Ole Grøne – Senior Vice President Low-Speed Promotion & Sales – MAN Diesel & Turbo said: “Traditionally, super long stroke S-type engines, with relatively low engine speeds, have been applied as prime movers in tankers. Following the efficiency optimization trends in the market, the possibility of using even larger propellers has been thoroughly evaluated with a view to using engines with even lower speeds for propulsion of particularly VLCCs”.
He continued: “VLCCs may be compatible with propellers with larger propeller diameters than the current designs, and thus high efficiencies following an adaptation of the aft hull design to accommodate the larger propeller. The new ultra long stroke G80ME-C9.2 engine type meets this trend in the VLCC market. It is estimated that such new designs offer potential fuel-consumption savings of some 4-7 percent and a similar reduction in CO2 emissions. Simultaneously, the engine itself can achieve a high thermal efficiency using the latest engine process parameters and design features.

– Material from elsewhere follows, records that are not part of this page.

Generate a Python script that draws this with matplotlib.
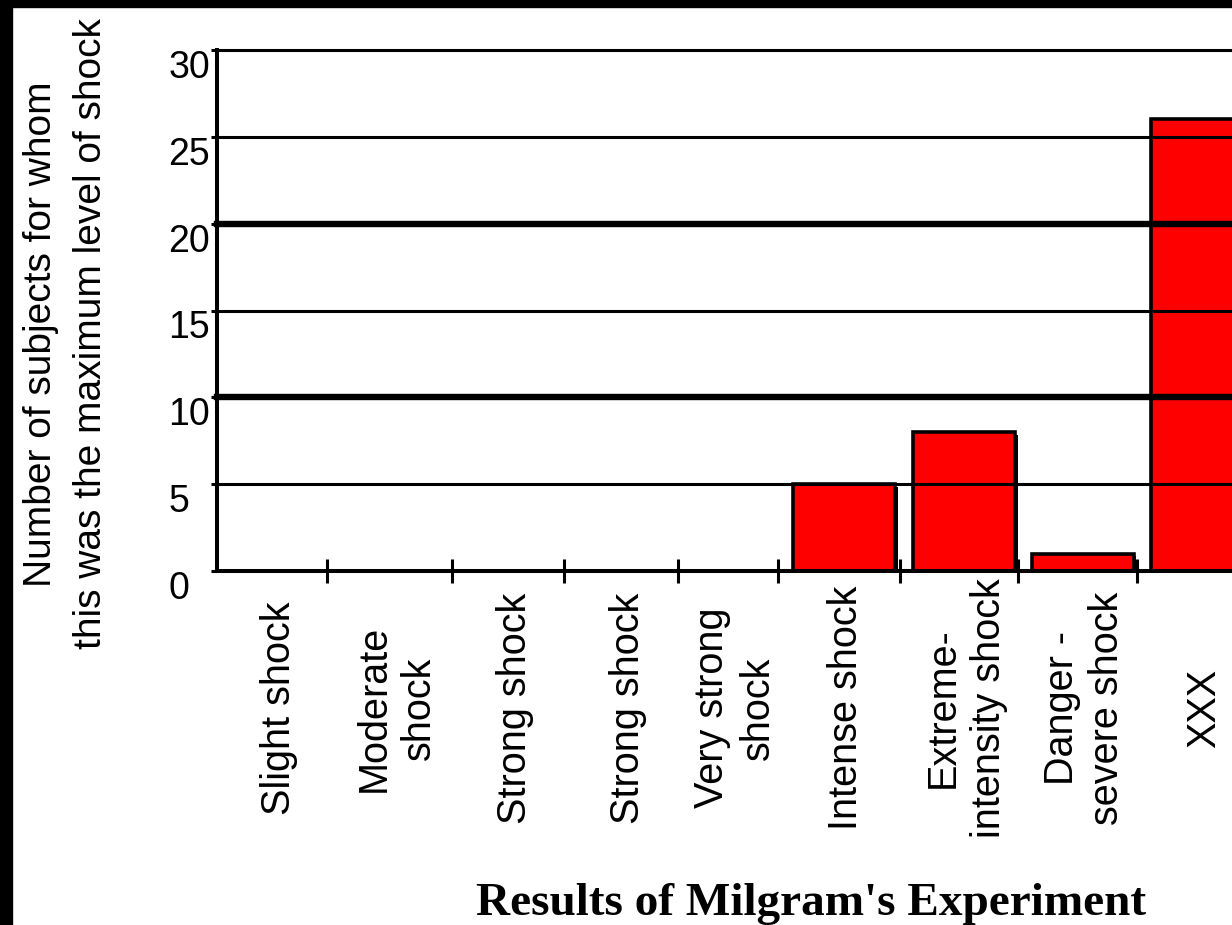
import numpy as np
import matplotlib
matplotlib.use("Agg")
import matplotlib.pyplot as plt
from matplotlib.patches import Rectangle
from matplotlib import patheffects as pe
from matplotlib.transforms import blended_transform_factory

plt.rcParams['font.family'] = ['Liberation Sans', 'DejaVu Sans']

# --- data -------------------------------------------------------------------
levels = ["Slight shock", "Moderate\nshock", "Strong shock", "Strong shock",
          "Very strong\nshock", "Intense shock", "Extreme-\nintensity shock",
          "Danger -\nsevere shock", "XXX"]
counts = [0, 0, 0, 0, 0, 5, 8, 1, 26]
y_ticks = [0, 5, 10, 15, 20, 25, 30]
y_label = "Number of subjects for whom\nthis was the maximum level of shock"
title = "Results of Milgram's Experiment"

# --- layout (pixels of the 1232x925 canvas) -----------------------------------
W_PX, H_PX = 1232, 925
AX_L, AX_BOT, AX_TOP = 217, 571, 50
slot_w = [110, 125, 112, 114, 100, 122, 118, 119, 120]   # uneven category slots
grid_lw = [2.2, 4.6, 2.2, 4.6, 2.2, 2.2]                  # lines at 5..30
BAR_W = 102

edges = np.concatenate([[0], np.cumsum(slot_w)])
centers = (edges[:-1] + edges[1:]) / 2

fig = plt.figure(figsize=(W_PX / 100, H_PX / 100), dpi=100, facecolor='white')
ax = fig.add_axes([AX_L / W_PX, 1 - AX_BOT / H_PX,
                   1 - AX_L / W_PX, (AX_BOT - AX_TOP) / H_PX])
ax.set_xlim(0, W_PX - AX_L)
ax.set_ylim(0, 30)

# bars (only non-empty categories), with a small black drop shadow
idx = [i for i, c in enumerate(counts) if c > 0]
ax.bar(centers[idx] + 5, [counts[i] for i in idx], width=BAR_W,
       color='#ff0000', edgecolor='black', linewidth=2.6, zorder=2,
       path_effects=[pe.SimplePatchShadow(offset=(2, -2), shadow_rgbFace='black',
                                          alpha=1), pe.Normal()])

# horizontal rules drawn over the bars
for y, lw in zip(y_ticks[1:], grid_lw):
    ax.axhline(y, color='black', lw=lw, zorder=3, clip_on=False)

for s in ['top', 'right']:
    ax.spines[s].set_visible(False)
for s in ['left', 'bottom']:
    ax.spines[s].set_linewidth(2.9)
    ax.spines[s].set_zorder(4)

ax.set_xticks(edges[1:-1])
ax.tick_params(axis='x', direction='inout', length=17, width=2.2,
               labelbottom=False)
ax.set_yticks(y_ticks)
ax.tick_params(axis='y', direction='out', length=4, width=2.2,
               labelsize=27, pad=31)
for lab in ax.get_yticklabels():
    lab.set_horizontalalignment('left')
    lab.set_verticalalignment('top')

# category labels, rotated, below the axis
trans = blended_transform_factory(ax.transData, fig.transFigure)
for c, lab in zip(centers, levels):
    ax.text(c + 7, 1 - 708 / H_PX, lab, rotation=90, ha='center', va='center',
            multialignment='center', fontsize=28.5, linespacing=1.25,
            transform=trans, clip_on=False)

fig.text(66 / W_PX, 1 - 334 / H_PX, y_label, rotation=90, ha='center',
         va='center', multialignment='center', fontsize=28, linespacing=1.5)

fig.text(811 / W_PX, 1 - 915 / H_PX, title, family='Liberation Serif',
         weight='bold', fontsize=34, ha='center', va='baseline')

# black border strips along top and left edges
fig.patches.append(Rectangle((0, 1 - 7 / H_PX), 1, 7 / H_PX,
                             transform=fig.transFigure, color='black'))
fig.patches.append(Rectangle((0, 0), 12 / W_PX, 1,
                             transform=fig.transFigure, color='black'))

fig.savefig('out.png', dpi=100, facecolor='white')
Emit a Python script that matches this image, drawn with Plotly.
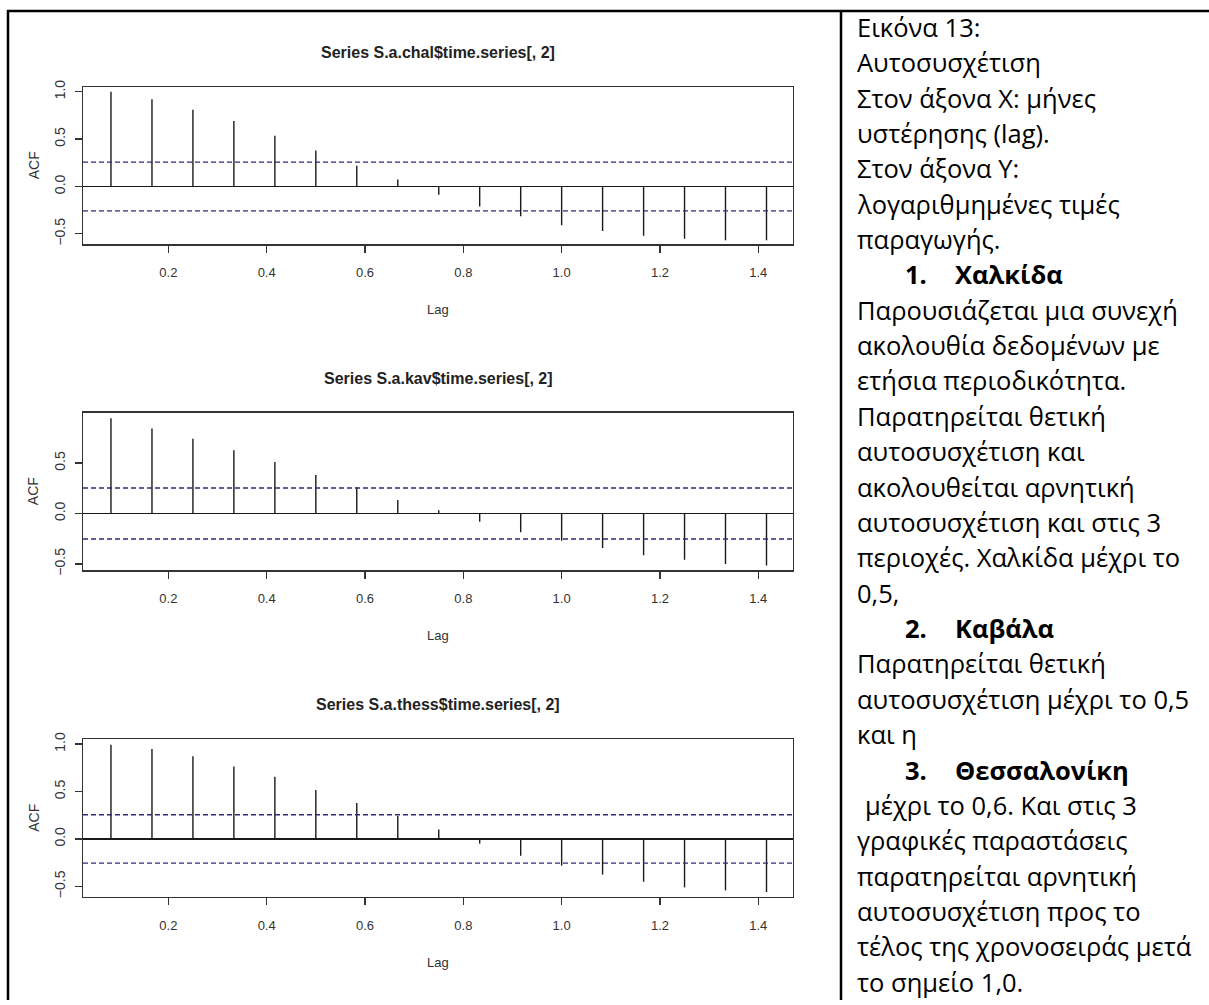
import plotly.graph_objects as go

W, H = 1209, 1005

# ---------------- data ----------------
lags = [0.0833, 0.1667, 0.25, 0.3333, 0.4167, 0.5, 0.5833, 0.6667, 0.75,
        0.8333, 0.9167, 1.0, 1.0833, 1.1667, 1.25, 1.3333, 1.4167]
acf_chal = [1.00, 0.92, 0.81, 0.69, 0.535, 0.38, 0.22, 0.073, -0.087,
            -0.21, -0.315, -0.41, -0.47, -0.52, -0.55, -0.567, -0.567]
acf_kav = [0.944, 0.843, 0.742, 0.627, 0.51, 0.382, 0.261, 0.134, 0.033,
           -0.082, -0.186, -0.27, -0.343, -0.415, -0.458, -0.50, -0.516]
acf_thess = [0.993, 0.948, 0.872, 0.764, 0.656, 0.517, 0.378, 0.243, 0.10,
             -0.049, -0.177, -0.281, -0.375, -0.451, -0.51, -0.542, -0.559]
conf_limits = [0.257, 0.253, 0.255]
series_titles = ["Series S.a.chal$time.series[, 2]",
                 "Series S.a.kav$time.series[, 2]",
                 "Series S.a.thess$time.series[, 2]"]
x_ticks = [0.2, 0.4, 0.6, 0.8, 1.0, 1.2, 1.4]
y_ticks = [-0.5, 0.0, 0.5, 1.0]

text_lines = [
    "Εικόνα 13:",
    "Αυτοσυσχέτιση",
    "Στον άξονα Χ: μήνες",
    "υστέρησης (lag).",
    "Στον άξονα Υ:",
    "λογαριθμημένες τιμές",
    "παραγωγής.",
    ("1.", "Χαλκίδα"),
    "Παρουσιάζεται μια συνεχή",
    "ακολουθία δεδομένων με",
    "ετήσια περιοδικότητα.",
    "Παρατηρείται θετική",
    "αυτοσυσχέτιση και",
    "ακολουθείται αρνητική",
    "αυτοσυσχέτιση και στις 3",
    "περιοχές. Χαλκίδα μέχρι το",
    "0,5,",
    ("2.", "Καβάλα"),
    "Παρατηρείται θετική",
    "αυτοσυσχέτιση μέχρι το 0,5",
    "και η",
    ("3.", "Θεσσαλονίκη"),
    " μέχρι το 0,6. Και στις 3",
    "γραφικές παραστάσεις",
    "παρατηρείται αρνητική",
    "αυτοσυσχέτιση προς το",
    "τέλος της χρονοσειράς μετά",
    "το σημείο 1,0.",
]

# ---------------- layout helpers ----------------
def px(x):
    return x / W

def py(y):
    return 1 - y / H

# plot boxes in pixels (left, top, right, bottom)
boxes = [(83, 81, 793, 240), (83, 410.7, 793, 570), (83, 741, 793, 900.7)]
y_ranges = [[-0.608, 1.049], [-0.562, 0.998], [-0.611, 1.052]]
x_range = [0.0264, 1.4706]
series = [acf_chal, acf_kav, acf_thess]

fig = go.Figure()
regular = "Liberation Sans, Arial"
annotations = []
shapes = []

for i, (vals, clim, box, yr, ttl) in enumerate(zip(series, conf_limits, boxes, y_ranges, series_titles)):
    n = i + 1
    xa = "x" if n == 1 else f"x{n}"
    ya = "y" if n == 1 else f"y{n}"
    sx, sy = [], []
    for l, v in zip(lags, vals):
        sx += [l, l, None]
        sy += [0, v, None]
    fig.add_trace(go.Scatter(x=sx, y=sy, mode="lines", xaxis=xa, yaxis=ya,
                             line=dict(color="#1a1a1a", width=1.4),
                             showlegend=False, hoverinfo="skip"))
    l, t, r, b = box
    axis_common = dict(showgrid=False, showline=True, mirror=True,
                       linecolor="#333333", linewidth=1.4, ticks="outside",
                       ticklen=7, tickwidth=1.2, tickcolor="#333333")
    fig.update_layout(**{
        ("xaxis" if n == 1 else f"xaxis{n}"): dict(
            domain=[px(l), px(r)], range=x_range, anchor=ya,
            tickvals=x_ticks, tickformat=".1f", zeroline=False,
            tickfont=dict(family=regular, size=13, color="#333333"),
            ticklabelstandoff=9, **axis_common),
        ("yaxis" if n == 1 else f"yaxis{n}"): dict(
            domain=[py(b), py(t)], range=yr, anchor=xa,
            tickvals=[v for v in y_ticks if yr[0] <= v <= yr[1]],
            tickformat=".1f", tickangle=-90,
            zeroline=True, zerolinecolor="#1a1a1a", zerolinewidth=1.4,
            tickfont=dict(family=regular, size=14, color="#333333"),
            ticklabelstandoff=4, **axis_common),
    })
    for s in (clim, -clim):
        shapes.append(dict(type="line", xref=f"{xa} domain", yref=ya,
                           x0=0, x1=1, y0=s, y1=s,
                           line=dict(color="#2b2b7a", width=1.4, dash="5px,3px")))
    cx = (l + r) / 2
    annotations.append(dict(text=f"<b>{ttl}</b>", x=px(cx), y=py(t - 35),
                            xref="paper", yref="paper", showarrow=False,
                            xanchor="center", yanchor="middle",
                            font=dict(family=regular, size=16, color="#222222")))
    annotations.append(dict(text="Lag", x=px(437.7), y=py(b + 66.5),
                            xref="paper", yref="paper", showarrow=False,
                            xanchor="center", yanchor="middle",
                            font=dict(family=regular, size=13, color="#333333")))
    annotations.append(dict(text="ACF", x=px(33.7), y=py((t + b) / 2),
                            xref="paper", yref="paper", showarrow=False,
                            xanchor="center", yanchor="middle", textangle=-90,
                            font=dict(family=regular, size=14, color="#333333")))

# right-hand text column
text_font = "Open Sans, Noto Sans, DejaVu Sans"
text_size = 25.5
line_y0, line_dy = 20, 35.8
for k, line in enumerate(text_lines):
    yc = line_y0 + k * line_dy
    if isinstance(line, tuple):
        for txt, xx in zip(line, (903, 953)):
            annotations.append(dict(text=f"<b>{txt}</b>", x=px(xx), y=py(yc),
                                    xref="paper", yref="paper", showarrow=False,
                                    xanchor="left", yanchor="middle",
                                    font=dict(family=text_font, size=text_size, color="#000000")))
    else:
        xx = 855
        txt = line
        if line.startswith(" "):
            xx = 863
            txt = line.strip()
        annotations.append(dict(text=txt, x=px(xx), y=py(yc),
                                xref="paper", yref="paper", showarrow=False,
                                xanchor="left", yanchor="middle",
                                font=dict(family=text_font, size=text_size, color="#000000")))

# table borders
border = dict(color="#000000", width=2.5)
shapes.append(dict(type="line", xref="paper", yref="paper", x0=px(7), x1=1,
                   y0=py(4), y1=py(4), line=border))
shapes.append(dict(type="line", xref="paper", yref="paper", x0=px(8), x1=px(8),
                   y0=py(3), y1=0, line=border))
shapes.append(dict(type="line", xref="paper", yref="paper", x0=px(841), x1=px(841),
                   y0=py(3), y1=0, line=border))

fig.update_layout(width=W, height=H, autosize=False,
                  margin=dict(l=0, r=0, t=0, b=0),
                  paper_bgcolor="white", plot_bgcolor="white",
                  annotations=annotations, shapes=shapes, showlegend=False)

fig.write_html(
    "out.html",
    config={"displayModeBar": False, "staticPlot": True},
    post_script=(
        "document.body.style.margin='0';"
        "document.body.style.overflow='hidden';"
        "var d=document.getElementById('{plot_id}');"
        "d.style.position='fixed';d.style.top='0px';d.style.left='0px';"
    ),
)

The G-type programwas introduced to the market in October 2010 with the G80ME-C9 model. MAN Diesel & Turbo subsequently expanded the ultra-long-stroke program in May 2011 with the addition of G70ME-C9, G60ME-C9 and G50ME-B9 models. The G-types have designs that follow the principles of the large-bore Mk-9 engine series that MAN Diesel & Turbo introduced in 2006. Their longer stroke reduces engine speed, thereby paving the way for ship designs with unprecedented high-efficiency.